◆ Task to complete
Return all lines that include the string "this".

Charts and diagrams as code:
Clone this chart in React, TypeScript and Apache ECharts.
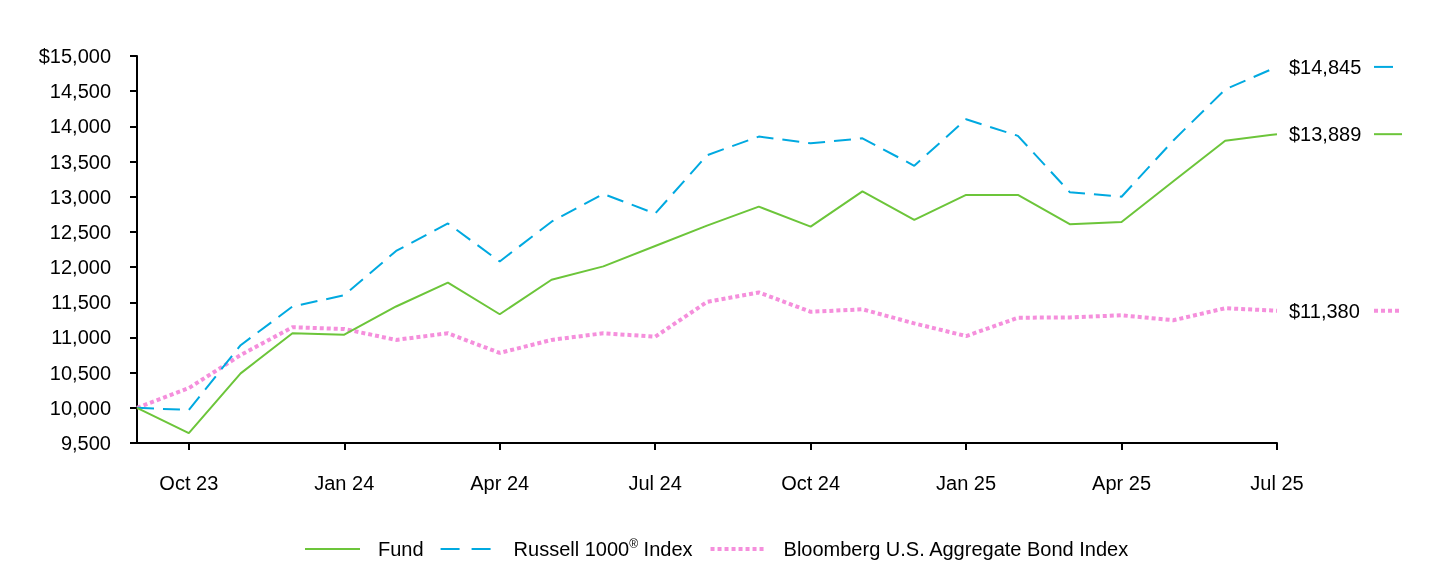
import React, { useEffect, useRef } from "react";
import * as echarts from "echarts";

const months = [
  "Sep 23", "Oct 23", "Nov 23", "Dec 23", "Jan 24", "Feb 24", "Mar 24", "Apr 24",
  "May 24", "Jun 24", "Jul 24", "Aug 24", "Sep 24", "Oct 24", "Nov 24", "Dec 24",
  "Jan 25", "Feb 25", "Mar 25", "Apr 25", "May 25", "Jun 25", "Jul 25",
];
const fund = [10000, 9640, 10490, 11060, 11040, 11440, 11780, 11330, 11820, 12010, 12300, 12590, 12860, 12575, 13075, 12670, 13025, 13025, 12610, 12640, 13220, 13795, 13889];
const russell = [10000, 9970, 10890, 11440, 11600, 12230, 12620, 12080, 12645, 13040, 12760, 13590, 13855, 13760, 13830, 13440, 14100, 13865, 13065, 13000, 13800, 14525, 14845];
const bond = [10000, 10280, 10750, 11145, 11120, 10965, 11060, 10780, 10965, 11060, 11010, 11505, 11640, 11365, 11400, 11200, 11020, 11280, 11285, 11315, 11245, 11415, 11380];
const seriesNames = ["Fund", "Russell 1000® Index", "Bloomberg U.S. Aggregate Bond Index"];

const FONT = "'Liberation Sans', Arial, sans-serif";
const lineStyles = [
  { color: "#6cc53a", width: 2, type: "solid" as any },
  { color: "#00a9e0", width: 2, type: [17, 9] as any },
  { color: "#f58fdc", width: 4, type: [4, 3] as any },
];
const legendDash = ["solid", [19, 12], [4, 3]];
const sampleLens = [28, 19, 28];

export default function App() {
  const ref = useRef<HTMLDivElement>(null);
  useEffect(() => {
    if (!ref.current) return;
    const chart = echarts.init(ref.current, undefined, { renderer: "svg" });
    const seriesData = [fund, russell, bond];
    const last = months.length - 1;
    const endData = seriesData.map((d, i) => [last, d[last], i]);
    chart.setOption({
      animation: false,
      textStyle: { fontFamily: FONT },
      grid: { left: 137, right: 163, top: 56, bottom: 121, containLabel: false },
      xAxis: {
        type: "category",
        data: months,
        boundaryGap: false,
        axisLine: { lineStyle: { color: "#000", width: 2 } },
        axisTick: { show: true, length: 7, interval: (i: number) => i % 3 === 1, lineStyle: { color: "#000", width: 2 } },
        axisLabel: {
          interval: (i: number) => i % 3 === 1,
          color: "#000",
          fontSize: 20,
          fontFamily: FONT,
          margin: 30,
        },
        splitLine: { show: false },
      },
      yAxis: {
        type: "value",
        min: 9500,
        max: 15000,
        interval: 500,
        axisLine: { show: true, lineStyle: { color: "#000", width: 2 } },
        axisTick: { show: true, length: 7, lineStyle: { color: "#000", width: 2 } },
        splitLine: { show: false },
        axisLabel: {
          color: "#000",
          fontSize: 20,
          fontFamily: FONT,
          margin: 26,
          formatter: (v: number) => (v === 15000 ? "$" : "") + v.toLocaleString("en-US"),
        },
      },
      legend: {
        data: seriesNames.map((n, i) => ({
          name: n,
          lineStyle: { color: lineStyles[i].color, width: lineStyles[i].width, type: legendDash[i] },
        })),
        left: 299,
        top: 533,
        itemWidth: 55,
        itemHeight: 14,
        itemGap: 16,
        itemStyle: { opacity: 0 },
        textStyle: {
          color: "#000",
          fontSize: 20,
          fontFamily: FONT,
          padding: [0, 0, 0, 13],
          rich: {
            sup: { fontSize: 12, fontFamily: FONT, color: "#000", verticalAlign: "top", padding: [0, 0, 10, 0] },
          },
        },
        formatter: (name: string) => name.replace("®", "{sup|®}"),
      },
      series: [
        ...seriesData.map((d, i) => ({
          name: seriesNames[i],
          type: "line",
          data: d,
          symbol: "none",
          showSymbol: false,
          lineStyle: lineStyles[i],
          itemStyle: { color: lineStyles[i].color },
          z: 3 - i,
        })),
        {
          type: "custom",
          name: "endLabels",
          data: endData,
          clip: false,
          silent: true,
          renderItem: (_p: any, api: any) => {
            const idx = api.value(2);
            const val = api.value(1);
            const pt = api.coord([api.value(0), val]);
            const ls = lineStyles[idx];
            return {
              type: "group",
              children: [
                {
                  type: "text",
                  x: pt[0] + 12,
                  y: pt[1],
                  style: {
                    text: "$" + Number(val).toLocaleString("en-US"),
                    fill: "#000",
                    font: "20px " + FONT,
                    align: "left",
                    verticalAlign: "middle",
                  },
                },
                {
                  type: "line",
                  shape: { x1: pt[0] + 97, y1: pt[1], x2: pt[0] + 97 + sampleLens[idx], y2: pt[1] },
                  style: {
                    stroke: ls.color,
                    lineWidth: ls.width,
                    lineDash: ls.type === "solid" || idx === 1 ? null : ls.type,
                  },
                },
              ],
            };
          },
        },
      ],
    });
    return () => chart.dispose();
  }, []);
  return <div ref={ref} style={{ position: "fixed", left: 0, top: 0, width: 1440, height: 564 }} />;
}
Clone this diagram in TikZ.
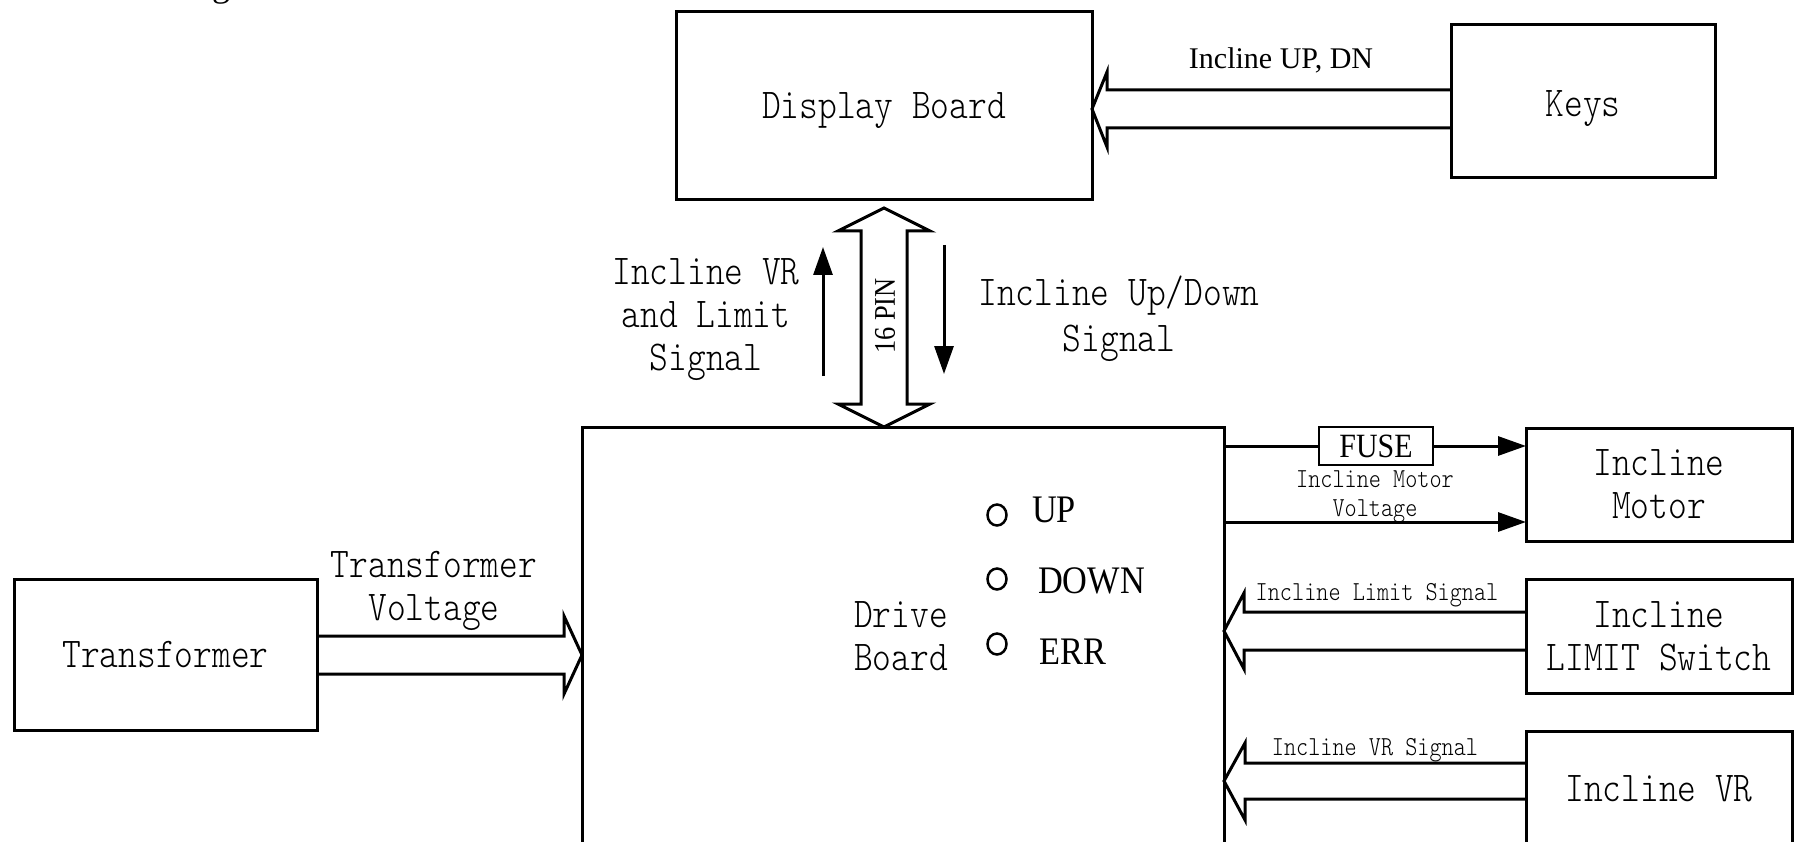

◆ Finished exercise
Clone this chart in React, TypeScript and Apache ECharts.
Clone this diagram in TikZ.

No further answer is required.